SHORT EXERCISE:
Skip all pictures, then print the remaining material exactly.

* * * *

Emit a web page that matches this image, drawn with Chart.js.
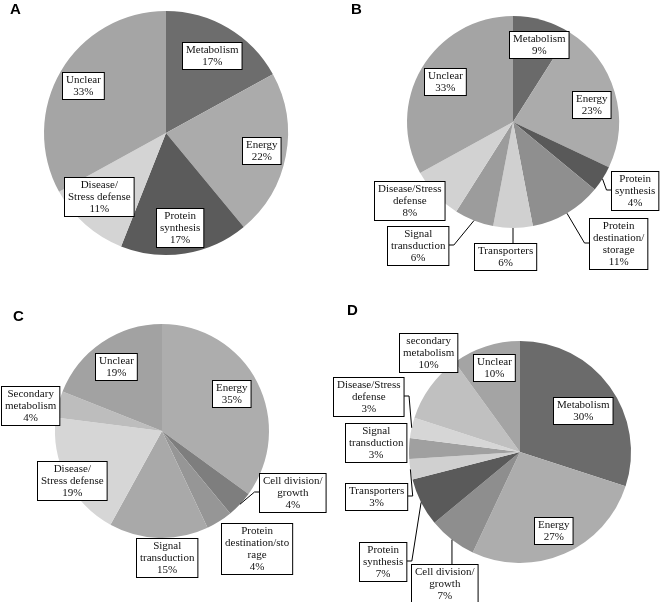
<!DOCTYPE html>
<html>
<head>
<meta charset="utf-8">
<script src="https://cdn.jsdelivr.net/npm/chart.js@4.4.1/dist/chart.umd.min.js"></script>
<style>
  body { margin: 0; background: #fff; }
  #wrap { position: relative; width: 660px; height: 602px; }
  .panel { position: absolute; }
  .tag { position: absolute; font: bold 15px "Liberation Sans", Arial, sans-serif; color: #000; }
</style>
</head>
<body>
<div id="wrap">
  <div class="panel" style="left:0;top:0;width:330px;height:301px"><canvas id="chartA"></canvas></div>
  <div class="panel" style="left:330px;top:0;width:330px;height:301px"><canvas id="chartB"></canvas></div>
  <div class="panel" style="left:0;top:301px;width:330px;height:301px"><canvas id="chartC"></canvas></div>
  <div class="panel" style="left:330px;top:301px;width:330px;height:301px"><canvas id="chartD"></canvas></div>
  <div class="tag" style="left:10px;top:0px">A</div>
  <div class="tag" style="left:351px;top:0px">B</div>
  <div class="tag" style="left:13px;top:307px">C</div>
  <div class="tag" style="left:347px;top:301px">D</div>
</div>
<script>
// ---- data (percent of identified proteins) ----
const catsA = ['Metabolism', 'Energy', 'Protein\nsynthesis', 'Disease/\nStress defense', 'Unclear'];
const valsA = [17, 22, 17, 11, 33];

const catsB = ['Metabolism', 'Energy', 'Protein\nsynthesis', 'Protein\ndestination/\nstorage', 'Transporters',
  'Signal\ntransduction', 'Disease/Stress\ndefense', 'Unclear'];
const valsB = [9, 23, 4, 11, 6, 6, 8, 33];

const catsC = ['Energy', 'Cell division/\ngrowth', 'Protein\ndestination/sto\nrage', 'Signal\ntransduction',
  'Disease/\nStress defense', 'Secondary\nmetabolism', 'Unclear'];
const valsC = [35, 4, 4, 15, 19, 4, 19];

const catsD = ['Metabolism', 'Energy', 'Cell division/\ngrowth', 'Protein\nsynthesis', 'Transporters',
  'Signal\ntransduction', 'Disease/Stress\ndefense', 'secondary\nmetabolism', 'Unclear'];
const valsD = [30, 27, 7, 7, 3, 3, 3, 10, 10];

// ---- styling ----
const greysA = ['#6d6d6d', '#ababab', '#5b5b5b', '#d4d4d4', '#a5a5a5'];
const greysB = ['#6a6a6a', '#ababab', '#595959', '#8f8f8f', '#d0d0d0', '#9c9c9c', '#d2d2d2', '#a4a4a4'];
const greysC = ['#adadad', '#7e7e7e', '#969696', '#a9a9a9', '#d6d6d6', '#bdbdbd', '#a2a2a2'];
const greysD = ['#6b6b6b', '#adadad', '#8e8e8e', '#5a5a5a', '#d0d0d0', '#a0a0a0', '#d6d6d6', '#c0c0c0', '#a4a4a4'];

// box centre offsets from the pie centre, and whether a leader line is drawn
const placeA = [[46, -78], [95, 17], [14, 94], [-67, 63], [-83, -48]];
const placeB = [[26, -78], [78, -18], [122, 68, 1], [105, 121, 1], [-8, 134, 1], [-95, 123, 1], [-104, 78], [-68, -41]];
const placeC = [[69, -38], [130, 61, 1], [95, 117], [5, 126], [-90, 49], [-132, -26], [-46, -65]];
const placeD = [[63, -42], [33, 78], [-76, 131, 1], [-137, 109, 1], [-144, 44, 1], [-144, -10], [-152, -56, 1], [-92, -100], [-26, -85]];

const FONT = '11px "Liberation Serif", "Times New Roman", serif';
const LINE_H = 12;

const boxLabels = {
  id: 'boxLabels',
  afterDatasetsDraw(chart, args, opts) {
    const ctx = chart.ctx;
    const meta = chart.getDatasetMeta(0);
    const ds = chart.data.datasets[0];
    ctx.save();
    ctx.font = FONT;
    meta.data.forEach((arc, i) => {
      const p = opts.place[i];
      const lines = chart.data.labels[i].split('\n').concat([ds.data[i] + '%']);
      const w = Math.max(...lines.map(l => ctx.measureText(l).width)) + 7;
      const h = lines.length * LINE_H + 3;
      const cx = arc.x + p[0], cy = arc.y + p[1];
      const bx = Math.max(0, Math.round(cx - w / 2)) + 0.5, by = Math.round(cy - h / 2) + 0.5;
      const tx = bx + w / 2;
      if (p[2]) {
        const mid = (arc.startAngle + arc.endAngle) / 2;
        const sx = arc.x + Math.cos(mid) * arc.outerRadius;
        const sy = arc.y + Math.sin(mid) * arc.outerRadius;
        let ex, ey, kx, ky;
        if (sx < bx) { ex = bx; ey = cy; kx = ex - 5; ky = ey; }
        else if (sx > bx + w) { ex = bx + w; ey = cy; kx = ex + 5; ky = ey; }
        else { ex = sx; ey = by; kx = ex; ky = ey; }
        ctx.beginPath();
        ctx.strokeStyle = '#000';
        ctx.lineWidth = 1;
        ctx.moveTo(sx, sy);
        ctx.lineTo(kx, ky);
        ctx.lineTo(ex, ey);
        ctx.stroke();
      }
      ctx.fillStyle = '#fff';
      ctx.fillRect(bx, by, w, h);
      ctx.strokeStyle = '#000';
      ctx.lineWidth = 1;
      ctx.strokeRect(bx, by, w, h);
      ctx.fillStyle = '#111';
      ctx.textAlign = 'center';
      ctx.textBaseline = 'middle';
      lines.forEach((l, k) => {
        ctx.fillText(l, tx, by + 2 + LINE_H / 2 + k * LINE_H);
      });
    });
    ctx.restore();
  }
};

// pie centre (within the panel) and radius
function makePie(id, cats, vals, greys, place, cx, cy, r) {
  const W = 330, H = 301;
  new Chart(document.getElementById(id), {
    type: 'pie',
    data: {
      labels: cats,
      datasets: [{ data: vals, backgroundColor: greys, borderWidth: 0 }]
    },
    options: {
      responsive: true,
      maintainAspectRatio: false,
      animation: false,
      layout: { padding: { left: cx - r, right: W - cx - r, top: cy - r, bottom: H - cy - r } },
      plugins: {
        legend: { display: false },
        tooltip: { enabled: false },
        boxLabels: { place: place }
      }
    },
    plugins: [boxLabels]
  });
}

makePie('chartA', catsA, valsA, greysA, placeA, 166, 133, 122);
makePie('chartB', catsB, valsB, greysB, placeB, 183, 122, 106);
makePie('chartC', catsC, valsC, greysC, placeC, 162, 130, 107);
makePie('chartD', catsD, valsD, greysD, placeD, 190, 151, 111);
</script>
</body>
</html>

* * * *

RESPONSE TO THE TASK:
Emit a web page that matches this image, drawn with Chart.js.
<!DOCTYPE html>
<html>
<head>
<meta charset="utf-8">
<script src="https://cdn.jsdelivr.net/npm/chart.js@4.4.1/dist/chart.umd.min.js"></script>
<style>
  body { margin: 0; background: #fff; }
  #wrap { position: relative; width: 660px; height: 602px; }
  .panel { position: absolute; }
  .tag { position: absolute; font: bold 15px "Liberation Sans", Arial, sans-serif; color: #000; }
</style>
</head>
<body>
<div id="wrap">
  <div class="panel" style="left:0;top:0;width:330px;height:301px"><canvas id="chartA"></canvas></div>
  <div class="panel" style="left:330px;top:0;width:330px;height:301px"><canvas id="chartB"></canvas></div>
  <div class="panel" style="left:0;top:301px;width:330px;height:301px"><canvas id="chartC"></canvas></div>
  <div class="panel" style="left:330px;top:301px;width:330px;height:301px"><canvas id="chartD"></canvas></div>
  <div class="tag" style="left:10px;top:0px">A</div>
  <div class="tag" style="left:351px;top:0px">B</div>
  <div class="tag" style="left:13px;top:307px">C</div>
  <div class="tag" style="left:347px;top:301px">D</div>
</div>
<script>
// ---- data (percent of identified proteins) ----
const catsA = ['Metabolism', 'Energy', 'Protein\nsynthesis', 'Disease/\nStress defense', 'Unclear'];
const valsA = [17, 22, 17, 11, 33];

const catsB = ['Metabolism', 'Energy', 'Protein\nsynthesis', 'Protein\ndestination/\nstorage', 'Transporters',
  'Signal\ntransduction', 'Disease/Stress\ndefense', 'Unclear'];
const valsB = [9, 23, 4, 11, 6, 6, 8, 33];

const catsC = ['Energy', 'Cell division/\ngrowth', 'Protein\ndestination/sto\nrage', 'Signal\ntransduction',
  'Disease/\nStress defense', 'Secondary\nmetabolism', 'Unclear'];
const valsC = [35, 4, 4, 15, 19, 4, 19];

const catsD = ['Metabolism', 'Energy', 'Cell division/\ngrowth', 'Protein\nsynthesis', 'Transporters',
  'Signal\ntransduction', 'Disease/Stress\ndefense', 'secondary\nmetabolism', 'Unclear'];
const valsD = [30, 27, 7, 7, 3, 3, 3, 10, 10];

// ---- styling ----
const greysA = ['#6d6d6d', '#ababab', '#5b5b5b', '#d4d4d4', '#a5a5a5'];
const greysB = ['#6a6a6a', '#ababab', '#595959', '#8f8f8f', '#d0d0d0', '#9c9c9c', '#d2d2d2', '#a4a4a4'];
const greysC = ['#adadad', '#7e7e7e', '#969696', '#a9a9a9', '#d6d6d6', '#bdbdbd', '#a2a2a2'];
const greysD = ['#6b6b6b', '#adadad', '#8e8e8e', '#5a5a5a', '#d0d0d0', '#a0a0a0', '#d6d6d6', '#c0c0c0', '#a4a4a4'];

// box centre offsets from the pie centre, and whether a leader line is drawn
const placeA = [[46, -78], [95, 17], [14, 94], [-67, 63], [-83, -48]];
const placeB = [[26, -78], [78, -18], [122, 68, 1], [105, 121, 1], [-8, 134, 1], [-95, 123, 1], [-104, 78], [-68, -41]];
const placeC = [[69, -38], [130, 61, 1], [95, 117], [5, 126], [-90, 49], [-132, -26], [-46, -65]];
const placeD = [[63, -42], [33, 78], [-76, 131, 1], [-137, 109, 1], [-144, 44, 1], [-144, -10], [-152, -56, 1], [-92, -100], [-26, -85]];

const FONT = '11px "Liberation Serif", "Times New Roman", serif';
const LINE_H = 12;

const boxLabels = {
  id: 'boxLabels',
  afterDatasetsDraw(chart, args, opts) {
    const ctx = chart.ctx;
    const meta = chart.getDatasetMeta(0);
    const ds = chart.data.datasets[0];
    ctx.save();
    ctx.font = FONT;
    meta.data.forEach((arc, i) => {
      const p = opts.place[i];
      const lines = chart.data.labels[i].split('\n').concat([ds.data[i] + '%']);
      const w = Math.max(...lines.map(l => ctx.measureText(l).width)) + 7;
      const h = lines.length * LINE_H + 3;
      const cx = arc.x + p[0], cy = arc.y + p[1];
      const bx = Math.max(0, Math.round(cx - w / 2)) + 0.5, by = Math.round(cy - h / 2) + 0.5;
      const tx = bx + w / 2;
      if (p[2]) {
        const mid = (arc.startAngle + arc.endAngle) / 2;
        const sx = arc.x + Math.cos(mid) * arc.outerRadius;
        const sy = arc.y + Math.sin(mid) * arc.outerRadius;
        let ex, ey, kx, ky;
        if (sx < bx) { ex = bx; ey = cy; kx = ex - 5; ky = ey; }
        else if (sx > bx + w) { ex = bx + w; ey = cy; kx = ex + 5; ky = ey; }
        else { ex = sx; ey = by; kx = ex; ky = ey; }
        ctx.beginPath();
        ctx.strokeStyle = '#000';
        ctx.lineWidth = 1;
        ctx.moveTo(sx, sy);
        ctx.lineTo(kx, ky);
        ctx.lineTo(ex, ey);
        ctx.stroke();
      }
      ctx.fillStyle = '#fff';
      ctx.fillRect(bx, by, w, h);
      ctx.strokeStyle = '#000';
      ctx.lineWidth = 1;
      ctx.strokeRect(bx, by, w, h);
      ctx.fillStyle = '#111';
      ctx.textAlign = 'center';
      ctx.textBaseline = 'middle';
      lines.forEach((l, k) => {
        ctx.fillText(l, tx, by + 2 + LINE_H / 2 + k * LINE_H);
      });
    });
    ctx.restore();
  }
};

// pie centre (within the panel) and radius
function makePie(id, cats, vals, greys, place, cx, cy, r) {
  const W = 330, H = 301;
  new Chart(document.getElementById(id), {
    type: 'pie',
    data: {
      labels: cats,
      datasets: [{ data: vals, backgroundColor: greys, borderWidth: 0 }]
    },
    options: {
      responsive: true,
      maintainAspectRatio: false,
      animation: false,
      layout: { padding: { left: cx - r, right: W - cx - r, top: cy - r, bottom: H - cy - r } },
      plugins: {
        legend: { display: false },
        tooltip: { enabled: false },
        boxLabels: { place: place }
      }
    },
    plugins: [boxLabels]
  });
}

makePie('chartA', catsA, valsA, greysA, placeA, 166, 133, 122);
makePie('chartB', catsB, valsB, greysB, placeB, 183, 122, 106);
makePie('chartC', catsC, valsC, greysC, placeC, 162, 130, 107);
makePie('chartD', catsD, valsD, greysD, placeD, 190, 151, 111);
</script>
</body>
</html>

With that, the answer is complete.